Set task ▸
Word for word, transcribe the lines below and drop the pictures.

Given information ▸
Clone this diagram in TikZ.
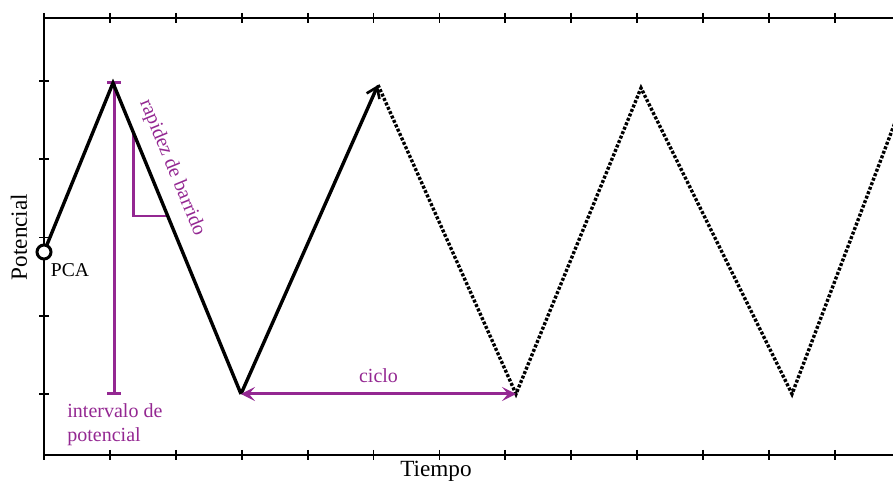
\documentclass[tikz,border=0pt]{standalone}
\usepackage{fontspec}
\setmainfont{Liberation Serif}
\usetikzlibrary{arrows.meta}
\definecolor{purp}{RGB}{148,40,146}
\begin{document}
\begin{tikzpicture}[x=0.5pt,y=-0.5pt,
  axis/.style={line width=1pt},
  tick/.style={line width=0.9pt},
  wave/.style={line width=1.7pt, line join=miter},
  dotwave/.style={line width=1.7pt, dash pattern=on 1.5pt off 0.9pt},
  purpline/.style={purp, line width=1.5pt},
  lbl/.style={font=\fontsize{10}{12}\selectfont, inner sep=0pt},
  axlbl/.style={font=\fontsize{11.6}{14}\selectfont, inner sep=0pt}]
\useasboundingbox (0,0) rectangle (893,485);
\begin{scope}
\clip (0,0) rectangle (893,485);
% frame
\coordinate (tl) at (44,18);
\coordinate (bl) at (44,455);
\coordinate (tr) at (900,18);
\coordinate (br) at (900,455);
\draw[axis] (tr) -- (tl) -- (bl) -- (br);
% x ticks
\foreach \i in {0,...,12} {
  \draw[tick] ({44+65.9*\i},13) -- ({44+65.9*\i},23);
  \draw[tick] ({44+65.9*\i},450) -- ({44+65.9*\i},460);
}
% y ticks
\foreach \j in {0,...,4} {
  \draw[tick] (39,{81+78.25*\j}) -- (49,{81+78.25*\j});
}
% waveform points
\coordinate (p0) at (44,252);
\coordinate (p1) at (113,83);
\coordinate (p2) at (241,394);
\coordinate (p3) at (378,85);
\coordinate (p4) at (516,394);
\coordinate (p5) at (641,88);
\coordinate (p6) at (792,394);
\coordinate (p7) at (910,83);
% intervalo de potencial
\coordinate (it) at (114,83);
\coordinate (ib) at (114,394);
\draw[purpline] (it) -- (ib);
\draw[purpline] (107,83) -- (121,83);
\draw[purpline] (107,394) -- (121,394);
\node[lbl, purp, align=left, anchor=north west] (ilab) at (67,403) {intervalo de\\potencial};
% slope triangle
\coordinate (s1) at (133.5,132);
\coordinate (s2) at (133.5,216);
\coordinate (s3) at (168,216);
\draw[purpline, line width=1.3pt] (s1) -- (s2) -- (s3);
\node[lbl, purp, rotate=-67.6] (rb) at (172,168) {rapidez de barrido};
% solid waveform
\draw[wave] (p0) -- (p1) -- (p2);
\draw[wave, -{Straight Barb[length=5pt, width=7pt, line width=1.3pt]}] (p2) -- (p3);
\draw[dotwave] (p3) -- (p4) -- (p5) -- (p6) -- (p7);
% ciclo arrow
\draw[purpline, {Stealth[length=7pt, width=7pt, inset=3pt]}-{Stealth[length=7pt, width=7pt, inset=3pt]}] (p2) -- (p4) node[midway, above=5pt, lbl, purp] (cic) {ciclo};
% PCA
\node[circle, draw, line width=1.5pt, fill=white, minimum size=7pt, inner sep=0pt] (pca) at (p0) {};
\node[lbl, font=\fontsize{9.8}{12}\selectfont] (pcalab) at (70,270) {PCA};
% axis labels
\node[axlbl] (tiempo) at (436,471) {Tiempo};
\node[axlbl, rotate=90] (pot) at (19,237) {Potencial};
\end{scope}
\end{tikzpicture}
\end{document}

Result for this task ▸
Clone this diagram in TikZ.
\documentclass[tikz,border=0pt]{standalone}
\usepackage{fontspec}
\setmainfont{Liberation Serif}
\usetikzlibrary{arrows.meta}
\definecolor{purp}{RGB}{148,40,146}
\begin{document}
\begin{tikzpicture}[x=0.5pt,y=-0.5pt,
  axis/.style={line width=1pt},
  tick/.style={line width=0.9pt},
  wave/.style={line width=1.7pt, line join=miter},
  dotwave/.style={line width=1.7pt, dash pattern=on 1.5pt off 0.9pt},
  purpline/.style={purp, line width=1.5pt},
  lbl/.style={font=\fontsize{10}{12}\selectfont, inner sep=0pt},
  axlbl/.style={font=\fontsize{11.6}{14}\selectfont, inner sep=0pt}]
\useasboundingbox (0,0) rectangle (893,485);
\begin{scope}
\clip (0,0) rectangle (893,485);
% frame
\coordinate (tl) at (44,18);
\coordinate (bl) at (44,455);
\coordinate (tr) at (900,18);
\coordinate (br) at (900,455);
\draw[axis] (tr) -- (tl) -- (bl) -- (br);
% x ticks
\foreach \i in {0,...,12} {
  \draw[tick] ({44+65.9*\i},13) -- ({44+65.9*\i},23);
  \draw[tick] ({44+65.9*\i},450) -- ({44+65.9*\i},460);
}
% y ticks
\foreach \j in {0,...,4} {
  \draw[tick] (39,{81+78.25*\j}) -- (49,{81+78.25*\j});
}
% waveform points
\coordinate (p0) at (44,252);
\coordinate (p1) at (113,83);
\coordinate (p2) at (241,394);
\coordinate (p3) at (378,85);
\coordinate (p4) at (516,394);
\coordinate (p5) at (641,88);
\coordinate (p6) at (792,394);
\coordinate (p7) at (910,83);
% intervalo de potencial
\coordinate (it) at (114,83);
\coordinate (ib) at (114,394);
\draw[purpline] (it) -- (ib);
\draw[purpline] (107,83) -- (121,83);
\draw[purpline] (107,394) -- (121,394);
\node[lbl, purp, align=left, anchor=north west] (ilab) at (67,403) {intervalo de\\potencial};
% slope triangle
\coordinate (s1) at (133.5,132);
\coordinate (s2) at (133.5,216);
\coordinate (s3) at (168,216);
\draw[purpline, line width=1.3pt] (s1) -- (s2) -- (s3);
\node[lbl, purp, rotate=-67.6] (rb) at (172,168) {rapidez de barrido};
% solid waveform
\draw[wave] (p0) -- (p1) -- (p2);
\draw[wave, -{Straight Barb[length=5pt, width=7pt, line width=1.3pt]}] (p2) -- (p3);
\draw[dotwave] (p3) -- (p4) -- (p5) -- (p6) -- (p7);
% ciclo arrow
\draw[purpline, {Stealth[length=7pt, width=7pt, inset=3pt]}-{Stealth[length=7pt, width=7pt, inset=3pt]}] (p2) -- (p4) node[midway, above=5pt, lbl, purp] (cic) {ciclo};
% PCA
\node[circle, draw, line width=1.5pt, fill=white, minimum size=7pt, inner sep=0pt] (pca) at (p0) {};
\node[lbl, font=\fontsize{9.8}{12}\selectfont] (pcalab) at (70,270) {PCA};
% axis labels
\node[axlbl] (tiempo) at (436,471) {Tiempo};
\node[axlbl, rotate=90] (pot) at (19,237) {Potencial};
\end{scope}
\end{tikzpicture}
\end{document}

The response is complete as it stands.